I'm snotty about pizza. I grew up in Philadelphia. I lived in New York. I know from pizza. Houston's not a pizza town. It just isn't. There's no indigenous Italian population to speak of, certainly not the sort of settled-off-the-boat population you can find in South Philly or Little Italy, or on Arthur Avenue in the Bronx.
But amazingly, there are excellent pizzas to be had here in the Bayou City.
First and foremost, there is Dolce Vita Pizzeria Enoteca on Westheimer. First off, let's just get it out of the way: Dolce Vita is a complete rip-off of Mario Batali's Otto at One Fifth Avenue in Greenwich Village. It is. The menu was simply stolen from Otto (as the Chronicle's Allison Cook actually discovered), and had some trademark attorneys not whispered in the chef-owner's ear, it probably would have been called "Otto West" or something similar. But ignore all that. Who cares? How often do you get to Otto? The parking situation is bad at Dolce Vita, but believe me, it's worse at Otto. More importantly, Dolce Vita has better pizza than Otto.
This isn't reverse-snobbery, people. It's true. Everything at Otto is super-uber-wonderful, except for the pizza. Batali's concepts far exceed his cooks' grasp at Otto, if only with regard to the pizza. Their appetizers are fantastic, their wine list brilliant and reasonable (for NYC), the vibe fun and downtown-y. But the pizzas? Eh.

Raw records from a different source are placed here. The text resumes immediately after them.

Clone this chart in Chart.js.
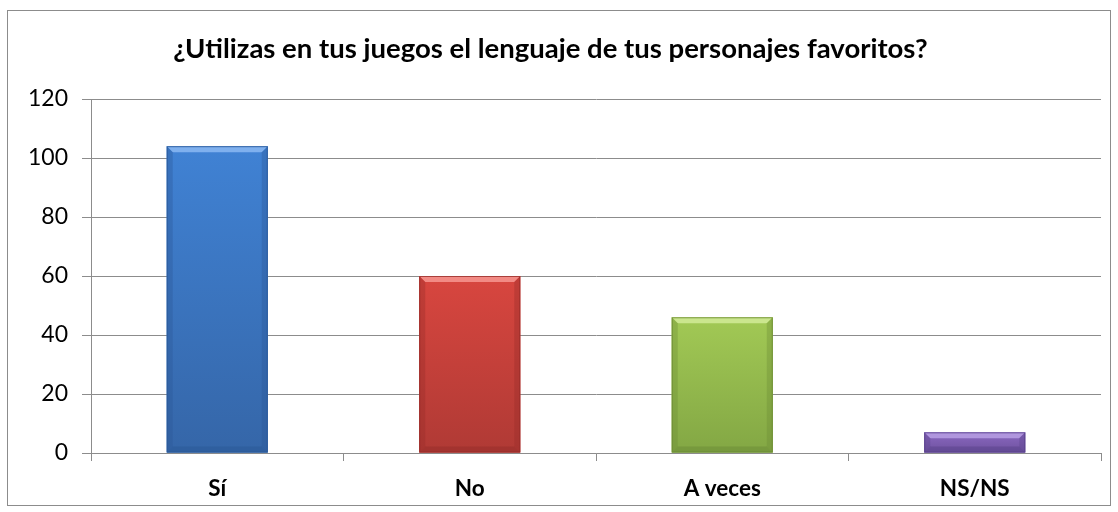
<!DOCTYPE html>
<html>
<head>
<meta charset="utf-8">
<script src="https://cdn.jsdelivr.net/npm/chart.js@4"></script>
<style>
  body { margin: 0; background: #fff; }
  #wrap { position: relative; width: 1118px; height: 512px; }
  #frame { position: absolute; left: 7px; top: 10px; width: 1102px; height: 494px; border: 1px solid #8c8c8c; pointer-events: none; }
</style>
</head>
<body>
<div id="wrap">
  <canvas id="chart" width="1118" height="512"></canvas>
  <div id="frame"></div>
</div>
<script>
const titleText = '¿Utilizas en tus juegos el lenguaje de tus personajes favoritos?';
const categories = ['Sí', 'No', 'A veces', 'NS/NS'];
const values = [104, 60, 46, 7];
const barColors = ['#4082d4', '#d8463f', '#a2c955', '#8a68c0'];
const bottomColors = ['#3566a8', '#b03a35', '#83a744', '#6f52a0'];
const lightColors = ['#7fb0ee', '#f28a84', '#cbe68e', '#b096de'];
const darkColors = ['#2a5796', '#962c29', '#6a8935', '#58418a'];

const FONT = "Lato, 'Noto Sans', sans-serif";

// bevel look on the bars, drawn from the bar elements' own geometry
const bevel = {
  id: 'bevel',
  afterDatasetsDraw(chart) {
    const ctx = chart.ctx;
    const meta = chart.getDatasetMeta(0);
    meta.data.forEach((bar, i) => {
      const { x, y, base, width } = bar.getProps(['x', 'y', 'base', 'width'], true);
      const l = x - width / 2, r = x + width / 2, t = y, b = base;
      const d = Math.min(6, (b - t) / 2);
      ctx.save();
      // face gradient
      const g = ctx.createLinearGradient(0, t, 0, b);
      g.addColorStop(0, barColors[i]);
      g.addColorStop(1, bottomColors[i]);
      ctx.fillStyle = g;
      ctx.fillRect(l, t, width, b - t);
      // top
      ctx.fillStyle = lightColors[i];
      ctx.beginPath();
      ctx.moveTo(l, t); ctx.lineTo(r, t); ctx.lineTo(r - d, t + d); ctx.lineTo(l + d, t + d);
      ctx.closePath(); ctx.fill();
      // sides and bottom
      ctx.fillStyle = darkColors[i];
      ctx.globalAlpha = 0.35;
      ctx.beginPath();
      ctx.moveTo(l, t); ctx.lineTo(l + d, t + d); ctx.lineTo(l + d, b - d); ctx.lineTo(l, b);
      ctx.closePath(); ctx.fill();
      ctx.beginPath();
      ctx.moveTo(r, t); ctx.lineTo(r, b); ctx.lineTo(r - d, b - d); ctx.lineTo(r - d, t + d);
      ctx.closePath(); ctx.fill();
      ctx.globalAlpha = 0.5;
      ctx.beginPath();
      ctx.moveTo(l, b); ctx.lineTo(r, b); ctx.lineTo(r - d, b - d); ctx.lineTo(l + d, b - d);
      ctx.closePath(); ctx.fill();
      ctx.globalAlpha = 0.8;
      ctx.strokeStyle = darkColors[i];
      ctx.lineWidth = 1;
      ctx.strokeRect(l + 0.5, t + 0.5, width - 1, b - t - 1);
      ctx.restore();
    });
  }
};

new Chart(document.getElementById('chart'), {
  type: 'bar',
  data: {
    labels: categories,
    datasets: [{
      data: values,
      backgroundColor: barColors,
      borderWidth: 0,
      barPercentage: 0.4,
      categoryPercentage: 1.0
    }]
  },
  options: {
    responsive: false,
    animation: false,
    layout: { padding: { top: 10, right: 17, bottom: 0, left: 0 } },
    plugins: {
      legend: { display: false },
      tooltip: { enabled: false },
      title: {
        display: true,
        text: titleText,
        color: '#000',
        font: { family: FONT, size: 27.5, weight: 'bold' },
        padding: { top: 23, bottom: 33 }
      }
    },
    scales: {
      x: {
        grid: { display: true, drawOnChartArea: false, offset: true, color: '#8c8c8c', tickLength: 8 },
        border: { color: '#8c8c8c' },
        ticks: { color: '#000', padding: 14, font: { family: FONT, size: 22.5, weight: 'bold' } },
        afterFit: (s) => { s.height = 59; }
      },
      y: {
        min: 0,
        max: 120,
        ticks: { stepSize: 20, color: '#000', padding: 14, font: { family: FONT, size: 23 } },
        grid: { color: '#8c8c8c', tickLength: 9 },
        border: { color: '#8c8c8c' },
        afterFit: (s) => { s.width = 91; }
      }
    }
  },
  plugins: [bevel]
});
</script>
</body>
</html>
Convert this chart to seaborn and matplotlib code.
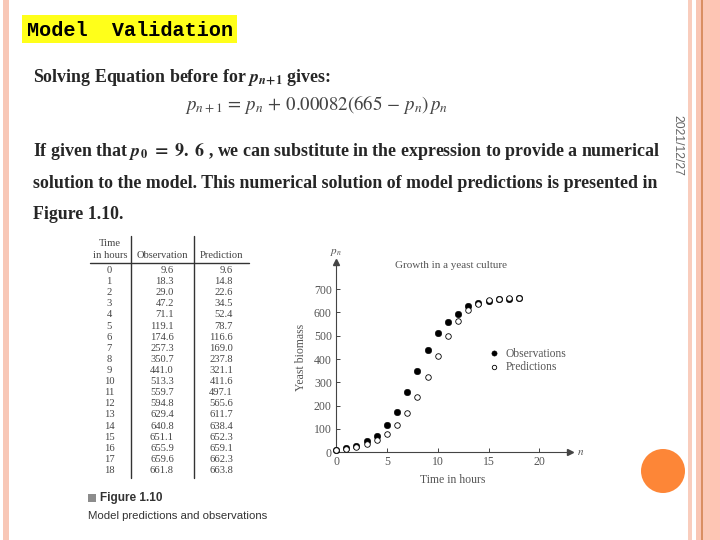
import numpy as np
import pandas as pd
import seaborn as sns
import matplotlib.pyplot as plt
from matplotlib.patches import Rectangle, Ellipse

# data from Figure 1.10 (yeast culture)
hours = [0, 1, 2, 3, 4, 5, 6, 7, 8, 9, 10, 11, 12, 13, 14, 15, 16, 17, 18]
observation = [9.6, 18.3, 29.0, 47.2, 71.1, 119.1, 174.6, 257.3, 350.7, 441.0,
               513.3, 559.7, 594.8, 629.4, 640.8, 651.1, 655.9, 659.6, 661.8]
prediction = [9.6, 14.8, 22.6, 34.5, 52.4, 78.7, 116.6, 169.0, 237.8, 321.1,
              411.6, 497.1, 565.6, 611.7, 638.4, 652.3, 659.1, 662.3, 663.8]
xticks = [0, 5, 10, 15, 20]
yticks = [0, 100, 200, 300, 400, 500, 600, 700]

sns.set_style('ticks')
plt.rcParams['font.family'] = ['Liberation Serif', 'DejaVu Serif']
plt.rcParams['mathtext.fontset'] = 'stix'

W, H = 720, 540
fig = plt.figure(figsize=(7.2, 5.4), dpi=100)
fig.patch.set_facecolor('white')


def fx(x):
    return x / W


def fy(y):
    return 1 - y / H


def rect(x0, x1, y0, y1, color):
    fig.add_artist(Rectangle((fx(x0), fy(y1)), fx(x1 - x0), (y1 - y0) / H,
                             transform=fig.transFigure, color=color, lw=0, zorder=0))


# slide borders
rect(3, 9, 0, 540, '#f8c7b6')
rect(688, 692, 0, 540, '#f9cdbd')
rect(696, 701, 0, 540, '#f9c6b4')
rect(701, 703, 0, 540, '#d99062')
rect(703, 710, 0, 540, '#fbc9b6')
rect(710, 720, 0, 540, '#fec5b4')
fig.add_artist(Ellipse((fx(663), fy(471)), 44 / W, 44 / H, transform=fig.transFigure,
                       color='#fd8637', lw=0))

# title
rect(22, 237, 15, 43, '#ffff1a')
fig.text(fx(27), fy(30), 'Model  Validation', family='Liberation Mono', weight='bold',
         fontsize=14.5, va='center', ha='left', color='black')

body = dict(family='Liberation Serif', weight='bold', fontsize=12.9, va='center', ha='left')
fig.text(fx(33), fy(77), r'Solving Equation before for $\mathbfit{p}_{\mathbfit{n}\mathbf{+1}}$ gives:', **body)
fig.text(fx(185), fy(105), r'$p_{n+1}\,=\,p_n\,+\,0.00082(665\,-\,p_n)\,p_n$',
         fontsize=13.6, va='center', ha='left', color='#444444')
fig.text(fx(33), fy(151), r'If given that $\mathbfit{p}_{\mathbf{0}}$ $\mathbf{=\ 9.\ 6}$ , we can substitute in the expression to provide a numerical', **body)
fig.text(fx(33), fy(183), 'solution to the model. This numerical solution of model predictions is presented in', **body)
fig.text(fx(33), fy(214), 'Figure 1.10.', **body)
fig.text(fx(677), fy(145), '2021/12/27', family='Liberation Sans', fontsize=8.8,
         rotation=270, va='center', ha='center', color='#666666')

# table
tcol = '#444444'
tkw = dict(family='Liberation Serif', fontsize=7.6, color=tcol, va='center')
fig.text(fx(110), fy(244), 'Time', ha='center', **tkw)
fig.text(fx(110), fy(256), 'in hours', ha='center', **tkw)
fig.text(fx(162), fy(255), 'Observation', ha='center', **tkw)
fig.text(fx(222), fy(255), 'Prediction', ha='center', **tkw)
fig.add_artist(plt.Line2D([fx(90), fx(249)], [fy(263), fy(263)], color='#333333', lw=1.0,
                          transform=fig.transFigure))
for xv in (131, 194):
    fig.add_artist(plt.Line2D([fx(xv), fx(xv)], [fy(236), fy(478)], color='#333333', lw=1.0,
                              transform=fig.transFigure))
for i, (t, o, p) in enumerate(zip(hours, observation, prediction)):
    yy = fy(270.5 + i * 200 / 18)
    fig.text(fx(109), yy, str(t), ha='center', **tkw)
    fig.text(fx(174), yy, f'{o:.1f}', ha='right', **tkw)
    fig.text(fx(233), yy, f'{p:.1f}', ha='right', **tkw)

# caption
rect(88, 96, 494, 502, '#8c8c8c')
fig.text(fx(100), fy(498), 'Figure 1.10', family='Liberation Sans', weight='bold',
         fontsize=8.5, va='center', ha='left', color='#333333')
fig.text(fx(88), fy(516), 'Model predictions and observations', family='Liberation Sans',
         fontsize=8.2, va='center', ha='left', color='#333333')

# chart
ax = fig.add_axes([fx(336), fy(452.3), (570 - 336) / W, (452.3 - 261.7) / H])
ax.set_facecolor('none')
ccol = '#555555'
sns.scatterplot(x=hours, y=observation, color='black', edgecolor='black', s=22,
                label='Observations', ax=ax, clip_on=False, zorder=3)
sns.scatterplot(x=hours, y=prediction, color='black', facecolor='white', edgecolor='black',
                s=16, linewidth=0.6, label='Predictions', ax=ax, clip_on=False, zorder=3)
ax.set_xlim(0, 23)
ax.set_ylim(0, 818)
ax.set_xticks(xticks)
ax.set_yticks(yticks)
sns.despine(ax=ax)
for s in ('left', 'bottom'):
    ax.spines[s].set_color('#444444')
    ax.spines[s].set_linewidth(0.8)
ax.tick_params(labelsize=8.5, labelcolor=ccol, color='#444444', length=3, width=0.7,
               direction='in', pad=3)
ax.plot(1, 0, '>', color='#444444', ms=4, transform=ax.transAxes, clip_on=False)
ax.plot(0, 1, '^', color='#444444', ms=4, transform=ax.transAxes, clip_on=False)
ax.set_xlabel('Time in hours', fontsize=8.5, color=ccol, labelpad=4)
ax.set_ylabel('Yeast biomass', fontsize=8.5, color=ccol, labelpad=5)
ax.text(1.03, 0, '$n$', transform=ax.transAxes, fontsize=8, color=ccol, va='center')
ax.text(0, 1.04, '$p_n$', transform=ax.transAxes, fontsize=8, color=ccol, ha='center')
ax.text(11.3, 800, 'Growth in a yeast culture', fontsize=8, color=ccol, ha='center', va='center')
ax.legend(frameon=False, loc='upper left', bbox_to_anchor=(0.6, 0.58), fontsize=8.3,
          labelspacing=0.15, handletextpad=0.0, borderpad=0, labelcolor=ccol, markerscale=0.8)

fig.savefig('out.png', dpi=100)
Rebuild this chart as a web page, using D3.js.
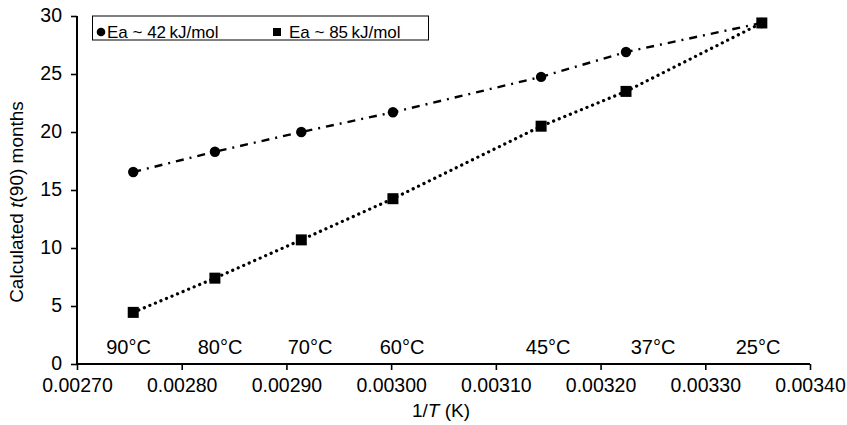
<!DOCTYPE html>
<html>
<head>
<meta charset="utf-8">
<script src="https://cdn.jsdelivr.net/npm/d3@7"></script>
<style>
  html, body { margin: 0; padding: 0; background: #fff; }
  svg { display: block; font-family: "Liberation Sans", Arial, Helvetica, sans-serif; }
</style>
</head>
<body>
<svg id="chart" width="847" height="425"></svg>
<script>
// ---- Data ----
const temperaturesC = [90, 80, 70, 60, 45, 37, 25];
const invT = [0.0027537, 0.0028317, 0.0029142, 0.0030017, 0.0031432, 0.0032243, 0.0033540];
const ea42 = [16.55, 18.3, 20.0, 21.7, 24.75, 26.9, 29.4];
const ea85 = [4.45, 7.4, 10.7, 14.25, 20.5, 23.5, 29.4];
const tempLabelX = [0.0027492, 0.0028366, 0.0029225, 0.0030104, 0.0031499, 0.0032501, 0.0033504];
const xTicks = [0.0027, 0.0028, 0.0029, 0.0030, 0.0031, 0.0032, 0.0033, 0.0034];
const yTicks = [0, 5, 10, 15, 20, 25, 30];
const seriesNames = ["Ea ~ 42\u2009kJ/mol", "Ea ~ 85\u2009kJ/mol"];

// ---- Chart ----
const svg = d3.select("#chart");
const x = d3.scaleLinear().domain([0.0027, 0.0034]).range([77, 810]);
const y = d3.scaleLinear().domain([0, 30]).range([364, 16]);

const xAxis = d3.axisBottom(x).tickValues(xTicks).tickFormat(d3.format(".5f")).tickSize(6).tickPadding(8);
const yAxis = d3.axisLeft(y).tickValues(yTicks).tickFormat(d3.format("d")).tickSize(6).tickPadding(9);

const gx = svg.append("g").attr("transform", `translate(0,${y(0)})`).call(xAxis);
const gy = svg.append("g").attr("transform", `translate(${x(0.0027)},0)`).call(yAxis);
[gx, gy].forEach(g => {
  g.select(".domain").attr("stroke", "#000").attr("stroke-width", 2);
  g.selectAll(".tick line").attr("stroke", "#000").attr("stroke-width", 1.6);
  g.selectAll(".tick text").attr("fill", "#000").attr("font-size", 19.5)
    .attr("font-family", "'Liberation Sans', Arial, sans-serif");
});
gy.selectAll(".tick text").attr("dy", "0.3em");
gx.select(".domain").attr("d", `M${x(0.0027)},0H${x(0.0034)}`);
gy.select(".domain").attr("d", `M0,${y(30)}V${y(0)}`);

// Axis titles
const yl = svg.append("text")
  .attr("transform", `translate(23,202) rotate(-90)`)
  .attr("text-anchor", "middle").attr("font-size", 19).attr("fill", "#000");
yl.append("tspan").text("Calculated ");
yl.append("tspan").attr("font-style", "italic").text("t");
yl.append("tspan").text("(90) months");

const xl = svg.append("text")
  .attr("x", 441).attr("y", 417)
  .attr("text-anchor", "middle").attr("font-size", 19).attr("fill", "#000");
xl.append("tspan").text("1/");
xl.append("tspan").attr("font-style", "italic").text("T");
xl.append("tspan").text(" (K)");

// Temperature labels
svg.append("g").selectAll("text")
  .data(temperaturesC)
  .join("text")
  .attr("x", (d, i) => x(tempLabelX[i]))
  .attr("y", 354)
  .attr("text-anchor", "middle")
  .attr("font-size", 20)
  .attr("fill", "#000")
  .text(d => d + "\u00B0C");

// Lines
const pts42 = invT.map((v, i) => [v, ea42[i]]);
const pts85 = invT.map((v, i) => [v, ea85[i]]);
const line = d3.line().x(d => x(d[0])).y(d => y(d[1]));

svg.append("path").datum(pts42).attr("d", line)
  .attr("fill", "none").attr("stroke", "#000").attr("stroke-width", 2.4)
  .attr("stroke-dasharray", "8,6,2,6");
svg.append("path").datum(pts85).attr("d", line)
  .attr("fill", "none").attr("stroke", "#000").attr("stroke-width", 3.2)
  .attr("stroke-linecap", "round").attr("stroke-dasharray", "0.1,5.9");

// Markers
svg.append("g").selectAll("circle")
  .data(pts42).join("circle")
  .attr("cx", d => x(d[0])).attr("cy", d => y(d[1])).attr("r", 5.2).attr("fill", "#000");
svg.append("g").selectAll("rect")
  .data(pts85).join("rect")
  .attr("x", d => x(d[0]) - 5.5).attr("y", d => y(d[1]) - 5.5)
  .attr("width", 11).attr("height", 11).attr("fill", "#000");

// Legend
const lg = svg.append("g");
lg.append("rect").attr("x", 92.5).attr("y", 16).attr("width", 336).attr("height", 24)
  .attr("fill", "#fff").attr("stroke", "#000").attr("stroke-width", 1);
lg.append("circle").attr("cx", 101).attr("cy", 32).attr("r", 4.3).attr("fill", "#000");
lg.append("text").attr("x", 107).attr("y", 37.5).attr("font-size", 17).attr("fill", "#000").text(seriesNames[0]);
lg.append("rect").attr("x", 273).attr("y", 28).attr("width", 8).attr("height", 8).attr("fill", "#000");
lg.append("text").attr("x", 289).attr("y", 37.5).attr("font-size", 17).attr("fill", "#000").text(seriesNames[1]);
</script>
</body>
</html>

The pizza at Dolce Vita is simply spectacular. Thin, fresh, bubbly and oily pizzas with immaculate toppings. My siciliana pizza, with olives and fresh tomato sauce, was so fruity and perfect that my friends tore pieces of it for themselves, like feral dogs. Even wacky pizzas, like the tonno pizza (covered with canned -- yep -- canned tuna) worked beautifully.
On the other end, the home-delivery front, New York Pizzeria (a local chain) has one Platonic pie: the Prosciutto Pizza. Thin slices of prosciutto and Roma tomatoes with (just okay) mozzarella cheese and basil on an honest-to-God, chewy, yeasty crust. It ain't pretty, people. It's not supposed to be. What it is, is a brilliant alternative to the increasingly repulsive national chains like Dominos and (sadly, because they used to be different) Papa John's. They're not always consistently great -- every fourth or fifth time, they give us a sucky pizza, just to remind us how good they usually are -- but when they're on, it's a great pie.
WARNING: we've only ever ordered from New York Pizzeria's Midtown location on West Gray. When we moved to a different part of town, my wife begged and wheedled the Midtown guys -- who call her "doll" and don't even let her specify her order when our number pops up on their caller ID, because they know -- into delivering to our new digs. Which is to say, I don't have any reason to think the other locations suck, but who knows?